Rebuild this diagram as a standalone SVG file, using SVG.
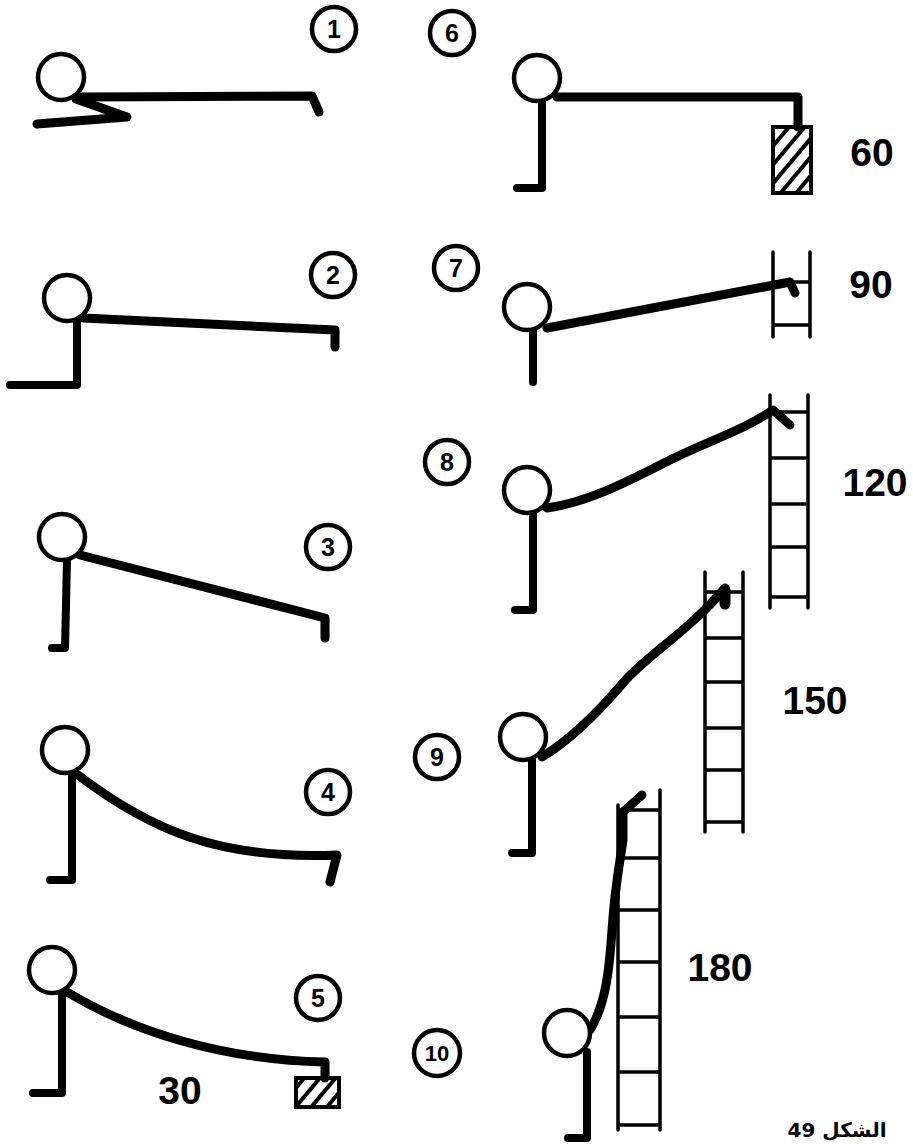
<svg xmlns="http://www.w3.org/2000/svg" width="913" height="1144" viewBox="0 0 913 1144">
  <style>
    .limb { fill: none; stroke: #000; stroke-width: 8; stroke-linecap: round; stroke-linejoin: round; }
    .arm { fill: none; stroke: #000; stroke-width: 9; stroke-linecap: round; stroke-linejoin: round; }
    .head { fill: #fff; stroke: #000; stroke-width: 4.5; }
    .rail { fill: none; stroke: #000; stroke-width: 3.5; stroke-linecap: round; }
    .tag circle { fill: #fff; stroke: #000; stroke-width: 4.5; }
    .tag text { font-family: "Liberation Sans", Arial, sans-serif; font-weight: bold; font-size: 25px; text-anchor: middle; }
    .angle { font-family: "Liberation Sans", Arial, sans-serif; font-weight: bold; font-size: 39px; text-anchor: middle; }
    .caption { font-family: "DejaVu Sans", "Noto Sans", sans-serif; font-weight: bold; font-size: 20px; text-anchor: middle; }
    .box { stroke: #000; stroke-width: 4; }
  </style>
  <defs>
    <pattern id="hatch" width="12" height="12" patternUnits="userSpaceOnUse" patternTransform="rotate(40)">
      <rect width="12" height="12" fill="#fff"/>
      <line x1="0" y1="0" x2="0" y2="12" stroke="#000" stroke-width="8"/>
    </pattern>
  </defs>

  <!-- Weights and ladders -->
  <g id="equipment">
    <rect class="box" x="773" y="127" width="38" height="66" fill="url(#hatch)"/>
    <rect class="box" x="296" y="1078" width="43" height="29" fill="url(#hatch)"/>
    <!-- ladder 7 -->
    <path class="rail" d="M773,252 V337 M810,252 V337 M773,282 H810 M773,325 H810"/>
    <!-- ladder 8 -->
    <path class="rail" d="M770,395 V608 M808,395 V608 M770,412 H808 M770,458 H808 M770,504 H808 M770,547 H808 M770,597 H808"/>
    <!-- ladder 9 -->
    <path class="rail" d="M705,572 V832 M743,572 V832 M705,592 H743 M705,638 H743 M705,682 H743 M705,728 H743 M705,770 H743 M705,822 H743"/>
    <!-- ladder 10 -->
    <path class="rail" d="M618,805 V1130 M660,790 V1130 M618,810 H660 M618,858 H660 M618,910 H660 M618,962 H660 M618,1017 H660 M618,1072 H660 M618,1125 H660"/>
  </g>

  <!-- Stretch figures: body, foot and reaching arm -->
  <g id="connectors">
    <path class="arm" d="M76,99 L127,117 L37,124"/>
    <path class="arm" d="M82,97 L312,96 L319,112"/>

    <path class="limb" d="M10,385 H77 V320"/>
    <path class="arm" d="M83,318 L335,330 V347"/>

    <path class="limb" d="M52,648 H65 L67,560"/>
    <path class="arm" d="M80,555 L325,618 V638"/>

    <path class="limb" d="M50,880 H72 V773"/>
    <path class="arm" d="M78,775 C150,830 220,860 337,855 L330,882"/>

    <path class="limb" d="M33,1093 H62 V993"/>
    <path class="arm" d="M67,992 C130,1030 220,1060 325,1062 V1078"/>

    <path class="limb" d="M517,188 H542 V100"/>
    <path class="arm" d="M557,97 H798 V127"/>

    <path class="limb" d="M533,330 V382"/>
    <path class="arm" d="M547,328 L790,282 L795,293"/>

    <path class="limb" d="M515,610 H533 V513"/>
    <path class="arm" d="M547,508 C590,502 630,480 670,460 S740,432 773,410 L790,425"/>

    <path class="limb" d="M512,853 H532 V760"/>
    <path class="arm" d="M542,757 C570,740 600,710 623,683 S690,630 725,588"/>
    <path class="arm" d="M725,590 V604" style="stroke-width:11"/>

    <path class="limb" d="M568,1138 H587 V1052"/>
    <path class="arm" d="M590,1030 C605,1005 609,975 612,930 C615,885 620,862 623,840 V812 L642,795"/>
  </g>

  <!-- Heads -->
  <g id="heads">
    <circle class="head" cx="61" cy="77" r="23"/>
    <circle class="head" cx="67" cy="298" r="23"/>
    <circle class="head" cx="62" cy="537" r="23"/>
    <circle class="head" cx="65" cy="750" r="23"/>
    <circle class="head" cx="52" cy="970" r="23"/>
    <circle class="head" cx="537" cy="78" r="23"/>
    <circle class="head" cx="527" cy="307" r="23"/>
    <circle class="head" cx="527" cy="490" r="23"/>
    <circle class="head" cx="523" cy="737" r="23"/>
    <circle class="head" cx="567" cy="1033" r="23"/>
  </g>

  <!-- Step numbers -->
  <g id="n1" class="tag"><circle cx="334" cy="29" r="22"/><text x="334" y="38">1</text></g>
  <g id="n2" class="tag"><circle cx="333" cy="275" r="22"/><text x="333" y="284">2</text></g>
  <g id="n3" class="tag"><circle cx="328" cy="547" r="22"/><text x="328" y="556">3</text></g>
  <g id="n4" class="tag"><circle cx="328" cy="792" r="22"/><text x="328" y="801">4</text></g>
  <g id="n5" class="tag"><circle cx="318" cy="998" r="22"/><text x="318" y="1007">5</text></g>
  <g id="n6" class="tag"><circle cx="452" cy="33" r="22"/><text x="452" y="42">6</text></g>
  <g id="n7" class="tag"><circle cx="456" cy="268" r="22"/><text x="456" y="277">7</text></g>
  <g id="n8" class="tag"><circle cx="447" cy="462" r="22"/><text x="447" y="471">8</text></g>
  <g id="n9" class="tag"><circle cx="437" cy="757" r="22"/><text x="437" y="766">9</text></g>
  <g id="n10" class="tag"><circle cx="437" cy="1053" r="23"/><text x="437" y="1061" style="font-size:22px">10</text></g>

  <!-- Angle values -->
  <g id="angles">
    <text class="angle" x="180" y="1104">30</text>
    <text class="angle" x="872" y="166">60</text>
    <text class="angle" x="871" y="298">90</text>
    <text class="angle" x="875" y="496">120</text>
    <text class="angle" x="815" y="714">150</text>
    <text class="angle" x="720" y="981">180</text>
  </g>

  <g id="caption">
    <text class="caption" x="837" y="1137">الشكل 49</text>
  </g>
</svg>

• • •

_Given problem_. Omit the pictures and give the material again, exactly and in full.

_Answer to the exercise_.
Rebuild this diagram as a standalone SVG file, using SVG.
<svg xmlns="http://www.w3.org/2000/svg" width="913" height="1144" viewBox="0 0 913 1144">
  <style>
    .limb { fill: none; stroke: #000; stroke-width: 8; stroke-linecap: round; stroke-linejoin: round; }
    .arm { fill: none; stroke: #000; stroke-width: 9; stroke-linecap: round; stroke-linejoin: round; }
    .head { fill: #fff; stroke: #000; stroke-width: 4.5; }
    .rail { fill: none; stroke: #000; stroke-width: 3.5; stroke-linecap: round; }
    .tag circle { fill: #fff; stroke: #000; stroke-width: 4.5; }
    .tag text { font-family: "Liberation Sans", Arial, sans-serif; font-weight: bold; font-size: 25px; text-anchor: middle; }
    .angle { font-family: "Liberation Sans", Arial, sans-serif; font-weight: bold; font-size: 39px; text-anchor: middle; }
    .caption { font-family: "DejaVu Sans", "Noto Sans", sans-serif; font-weight: bold; font-size: 20px; text-anchor: middle; }
    .box { stroke: #000; stroke-width: 4; }
  </style>
  <defs>
    <pattern id="hatch" width="12" height="12" patternUnits="userSpaceOnUse" patternTransform="rotate(40)">
      <rect width="12" height="12" fill="#fff"/>
      <line x1="0" y1="0" x2="0" y2="12" stroke="#000" stroke-width="8"/>
    </pattern>
  </defs>

  <!-- Weights and ladders -->
  <g id="equipment">
    <rect class="box" x="773" y="127" width="38" height="66" fill="url(#hatch)"/>
    <rect class="box" x="296" y="1078" width="43" height="29" fill="url(#hatch)"/>
    <!-- ladder 7 -->
    <path class="rail" d="M773,252 V337 M810,252 V337 M773,282 H810 M773,325 H810"/>
    <!-- ladder 8 -->
    <path class="rail" d="M770,395 V608 M808,395 V608 M770,412 H808 M770,458 H808 M770,504 H808 M770,547 H808 M770,597 H808"/>
    <!-- ladder 9 -->
    <path class="rail" d="M705,572 V832 M743,572 V832 M705,592 H743 M705,638 H743 M705,682 H743 M705,728 H743 M705,770 H743 M705,822 H743"/>
    <!-- ladder 10 -->
    <path class="rail" d="M618,805 V1130 M660,790 V1130 M618,810 H660 M618,858 H660 M618,910 H660 M618,962 H660 M618,1017 H660 M618,1072 H660 M618,1125 H660"/>
  </g>

  <!-- Stretch figures: body, foot and reaching arm -->
  <g id="connectors">
    <path class="arm" d="M76,99 L127,117 L37,124"/>
    <path class="arm" d="M82,97 L312,96 L319,112"/>

    <path class="limb" d="M10,385 H77 V320"/>
    <path class="arm" d="M83,318 L335,330 V347"/>

    <path class="limb" d="M52,648 H65 L67,560"/>
    <path class="arm" d="M80,555 L325,618 V638"/>

    <path class="limb" d="M50,880 H72 V773"/>
    <path class="arm" d="M78,775 C150,830 220,860 337,855 L330,882"/>

    <path class="limb" d="M33,1093 H62 V993"/>
    <path class="arm" d="M67,992 C130,1030 220,1060 325,1062 V1078"/>

    <path class="limb" d="M517,188 H542 V100"/>
    <path class="arm" d="M557,97 H798 V127"/>

    <path class="limb" d="M533,330 V382"/>
    <path class="arm" d="M547,328 L790,282 L795,293"/>

    <path class="limb" d="M515,610 H533 V513"/>
    <path class="arm" d="M547,508 C590,502 630,480 670,460 S740,432 773,410 L790,425"/>

    <path class="limb" d="M512,853 H532 V760"/>
    <path class="arm" d="M542,757 C570,740 600,710 623,683 S690,630 725,588"/>
    <path class="arm" d="M725,590 V604" style="stroke-width:11"/>

    <path class="limb" d="M568,1138 H587 V1052"/>
    <path class="arm" d="M590,1030 C605,1005 609,975 612,930 C615,885 620,862 623,840 V812 L642,795"/>
  </g>

  <!-- Heads -->
  <g id="heads">
    <circle class="head" cx="61" cy="77" r="23"/>
    <circle class="head" cx="67" cy="298" r="23"/>
    <circle class="head" cx="62" cy="537" r="23"/>
    <circle class="head" cx="65" cy="750" r="23"/>
    <circle class="head" cx="52" cy="970" r="23"/>
    <circle class="head" cx="537" cy="78" r="23"/>
    <circle class="head" cx="527" cy="307" r="23"/>
    <circle class="head" cx="527" cy="490" r="23"/>
    <circle class="head" cx="523" cy="737" r="23"/>
    <circle class="head" cx="567" cy="1033" r="23"/>
  </g>

  <!-- Step numbers -->
  <g id="n1" class="tag"><circle cx="334" cy="29" r="22"/><text x="334" y="38">1</text></g>
  <g id="n2" class="tag"><circle cx="333" cy="275" r="22"/><text x="333" y="284">2</text></g>
  <g id="n3" class="tag"><circle cx="328" cy="547" r="22"/><text x="328" y="556">3</text></g>
  <g id="n4" class="tag"><circle cx="328" cy="792" r="22"/><text x="328" y="801">4</text></g>
  <g id="n5" class="tag"><circle cx="318" cy="998" r="22"/><text x="318" y="1007">5</text></g>
  <g id="n6" class="tag"><circle cx="452" cy="33" r="22"/><text x="452" y="42">6</text></g>
  <g id="n7" class="tag"><circle cx="456" cy="268" r="22"/><text x="456" y="277">7</text></g>
  <g id="n8" class="tag"><circle cx="447" cy="462" r="22"/><text x="447" y="471">8</text></g>
  <g id="n9" class="tag"><circle cx="437" cy="757" r="22"/><text x="437" y="766">9</text></g>
  <g id="n10" class="tag"><circle cx="437" cy="1053" r="23"/><text x="437" y="1061" style="font-size:22px">10</text></g>

  <!-- Angle values -->
  <g id="angles">
    <text class="angle" x="180" y="1104">30</text>
    <text class="angle" x="872" y="166">60</text>
    <text class="angle" x="871" y="298">90</text>
    <text class="angle" x="875" y="496">120</text>
    <text class="angle" x="815" y="714">150</text>
    <text class="angle" x="720" y="981">180</text>
  </g>

  <g id="caption">
    <text class="caption" x="837" y="1137">الشكل 49</text>
  </g>
</svg>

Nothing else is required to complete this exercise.